La figure suivante montre ce type de marques significatives sur les restes osseux d’un de ces cavaliers de l’âge du Bronze provenant du site de Strejnicu en Roumanie.

Pour être convaincus qu’ils avaient affaire ou non à des cavaliers, il faut souligner que les chercheurs ne ce sont pas contentés d’un seul de ces critères relevé sur un squelette, mais c’est la combinaison de plusieurs qui les a conduits à conclure que le défunt avait pratiqué de façon intensive l’équitation.
Au total 217 individus provenant de 39 sites ont été étudiés dont environ 150 peuvent être considérés comme appartenant aux Yamnaya. Deux tiers d’entre eux sont des hommes et un tiers des femmes alors que près de 30% représentent des adolescents.
Se fondant sur l’indice cumulé évoqué plus haut, il est certain qu’au moins 24 d’entre eux étaient des cavaliers aguerris, tous Yamnaya.
Il est peu probable qu’il s’agisse de combattants : les squelettes ne montrent que rarement des marques d’agression, aussi les chercheurs estiment que que ces cavaliers étaient pour la plupart des bergers montés.

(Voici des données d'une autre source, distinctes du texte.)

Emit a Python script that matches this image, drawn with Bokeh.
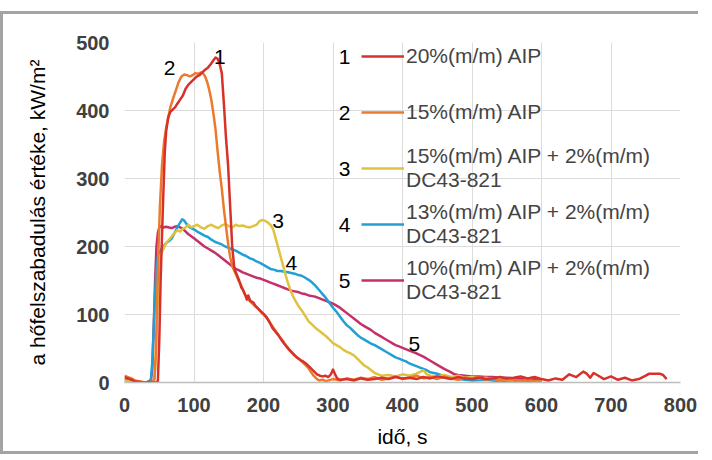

Les Yamnaya ne tardèrent pas à être imités comme le suggèrent les bas-reliefs et autres graphismes de l’Age du Bronze de différentes régions et cultures du Moyen-Orient et d’Afrique. Cependant, toutes ces représentations sont plus tardives que les témoignages fossiles qui nous viennent d’Europe Centrale estimés à 3000 ans avant JC et qui font des Yamnaya des pionniers dans le domaine de l’équitation.

- Martin Trautmann et al. . First bioanthropological evidence for Yamnaya horsemanship. Science Advances, 2023; 9 (9) DOI: 10.1126/sciadv.ade2451
- La domestication du cheval, ce qui signifie le contrôle et la maitrise de sa reproduction, est estimé être réalisée entre 4000 à 3500 ans BC d’après les travaux conjugués des archéologues et généticiens.